Starlit
Moments
So I
am at this private party in a restaurant; the name of which I can’t recall; on
the Avenue of the Americas just north of Houston St. On the Island of Manhattans
commonly known as New York. The host for the evening is Harvey Keitel who is
one of three leads in a film that I have played a very minor part in the making
of. It is 1994. Harvey is a Brooklyn boy made good. He was hired as the female
love interest in the film by the Director and Producer not just because they both
wanted to sleep with him but also because when they met him for lunch at the Beverly
Hills Hilton – outside by the pool, he cried real tears when he said that ‘he
just had to play the loneliness of the guy’. What an operator.
I
got to know Harvey a bit in New Zealand when we met up at the swings in the
children’s playground in the Harbour side suburb of Devonport in Auckland, New
Zealand where we both stayed for the shooting of the film.
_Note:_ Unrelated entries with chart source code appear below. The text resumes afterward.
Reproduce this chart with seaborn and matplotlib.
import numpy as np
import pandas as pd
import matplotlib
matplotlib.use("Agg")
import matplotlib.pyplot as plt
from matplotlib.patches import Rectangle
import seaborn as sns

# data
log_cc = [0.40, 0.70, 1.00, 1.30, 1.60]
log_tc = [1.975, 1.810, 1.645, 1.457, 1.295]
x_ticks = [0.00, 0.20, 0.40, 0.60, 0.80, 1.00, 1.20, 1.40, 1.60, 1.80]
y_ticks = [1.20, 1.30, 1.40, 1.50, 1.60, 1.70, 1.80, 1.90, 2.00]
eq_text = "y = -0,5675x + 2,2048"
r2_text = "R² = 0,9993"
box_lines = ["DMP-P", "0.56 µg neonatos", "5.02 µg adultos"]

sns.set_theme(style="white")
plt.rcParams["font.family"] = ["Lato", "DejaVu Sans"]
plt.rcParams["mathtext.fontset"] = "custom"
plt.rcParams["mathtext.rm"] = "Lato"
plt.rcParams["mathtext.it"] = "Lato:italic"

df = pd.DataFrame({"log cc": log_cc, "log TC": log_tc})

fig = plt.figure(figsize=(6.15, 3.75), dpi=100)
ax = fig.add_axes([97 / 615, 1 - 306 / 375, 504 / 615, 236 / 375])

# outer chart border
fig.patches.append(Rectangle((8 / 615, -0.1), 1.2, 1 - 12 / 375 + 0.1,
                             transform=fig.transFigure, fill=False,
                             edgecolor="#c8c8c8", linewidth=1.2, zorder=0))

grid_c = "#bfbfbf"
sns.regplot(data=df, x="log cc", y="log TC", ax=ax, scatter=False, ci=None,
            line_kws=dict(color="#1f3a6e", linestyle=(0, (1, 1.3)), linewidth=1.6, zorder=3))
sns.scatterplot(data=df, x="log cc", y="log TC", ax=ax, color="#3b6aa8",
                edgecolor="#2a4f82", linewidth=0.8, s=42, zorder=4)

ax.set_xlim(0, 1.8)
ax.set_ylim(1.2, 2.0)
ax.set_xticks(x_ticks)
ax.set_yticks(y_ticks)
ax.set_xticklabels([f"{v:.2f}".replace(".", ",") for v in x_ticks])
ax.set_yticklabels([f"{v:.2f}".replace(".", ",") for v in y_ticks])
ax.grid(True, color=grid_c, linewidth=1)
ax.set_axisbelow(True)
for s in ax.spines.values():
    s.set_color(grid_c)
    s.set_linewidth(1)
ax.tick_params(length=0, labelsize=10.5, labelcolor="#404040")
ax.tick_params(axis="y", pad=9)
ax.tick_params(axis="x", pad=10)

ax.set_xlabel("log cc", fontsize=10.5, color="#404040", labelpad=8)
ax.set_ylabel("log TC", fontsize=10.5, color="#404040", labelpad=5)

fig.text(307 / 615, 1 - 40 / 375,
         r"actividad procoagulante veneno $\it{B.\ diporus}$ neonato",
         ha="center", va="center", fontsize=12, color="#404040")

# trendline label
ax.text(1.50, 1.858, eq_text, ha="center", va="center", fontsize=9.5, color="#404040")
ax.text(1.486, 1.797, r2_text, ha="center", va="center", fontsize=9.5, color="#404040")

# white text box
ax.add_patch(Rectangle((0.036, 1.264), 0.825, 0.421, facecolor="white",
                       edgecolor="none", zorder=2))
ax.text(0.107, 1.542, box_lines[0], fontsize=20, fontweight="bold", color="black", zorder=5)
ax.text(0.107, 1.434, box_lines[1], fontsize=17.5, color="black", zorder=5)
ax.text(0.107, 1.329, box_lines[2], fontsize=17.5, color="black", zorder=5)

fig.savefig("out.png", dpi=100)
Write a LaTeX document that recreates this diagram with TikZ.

I remember discussing
with him whether it was a good idea to get his ex-wife (the mother of the child
he was pushing on the swing) whacked or not. We managed to agree it was
probably not the best way to secure his daughter’s future happiness and so the
idea was dropped.
We
would ramble on like this about men’s business on Harvey’s days off and we
became friends in a sort of way. I like him a lot because he makes jokes that
make me laugh and he displays a loyalty to his old friends that is more than
admirable.
When
he returned to Sydney for the launch of the film I was cast in the role of
Harvey’s minder and so we hung out together for a few more days of laughing. Harvey
had agreed to do one interview but as he was the sort of actor who usually only
said ‘he just tried to do good work’ we had thought one interview would be
enough. The New Yorker had published a cartoon inspired by the film where a
couple were getting ready to go out to a party and the wife was saying ‘If
Harvey Keitel is there all bets are off’ so we were pretty confident that he was
going to connect. The journalist turned up a bit flustered. She was 40-something,
very plump with long blond hair in beaded dreadlocks. The publicist told her
she had 20 minutes and left the three of us alone – Harvey had requested I
stay. The poor woman was so nervous that she could hardly speak. Harvey was
kind to her and she relaxed then went through her questions. It was clear that
she must have spent the past few days viewing every film Harvey had been in for
her knowledge of his career was encyclopaedic. The publicist came back in
twenty minutes but Harvey waved her away and the interview went on for another
hour. When the journo had packed up her notebook and disappeared with the beads
clacking quite the different person to the one who walked in I said to Harvey “
So what’s with the extension”. He looked at me and said, “She was serious”. Later
at the launch party I had sat beside him and gave him a brief background of each
of the women who approached to say hello. Yeah ok it was a boysie sort of thing
but we were very respectful. It was like watching the after cartoon. But I
digress. At this party on the Avenue of the Americas Harvey suddenly appeared beside
me saying “How do you like the food?” Great Harvey, its great”
“Should
be, cost enough” he shot back. Later he comes back “
You
know how much this cost me?”
“Nup”
“$5000”
“Wow
Harvey! “I shoot back, “That’s how much it cost me to get here”
We
both laugh. Big Guys.
It’s
not big this place but there are lots of people, I meet Arthur Penn who directed
“Bonny and Clyde” I am amazed at how normal he seems. Like why should he not
be? I light up a cigar and a voice behind me gives me a run down on what kind
of cigar it is and why maybe I should not be smoking it when I could be smoking
another brand the name of which escapes me now twenty or so years later. The
voice belongs to Victor an old friend of Harvey’s whom I have since seen
popping up in movies in small roles. We talk. He tells me Harvey is a great
guy. After the success of ‘Mean Streets’, when Martin Scorsese was going to
make Taxi Driver’ Victor tells me that Marty was going to cast Harvey in the
main part but Harvey says to Marty “No Marty its Bobby’s part he would be much better”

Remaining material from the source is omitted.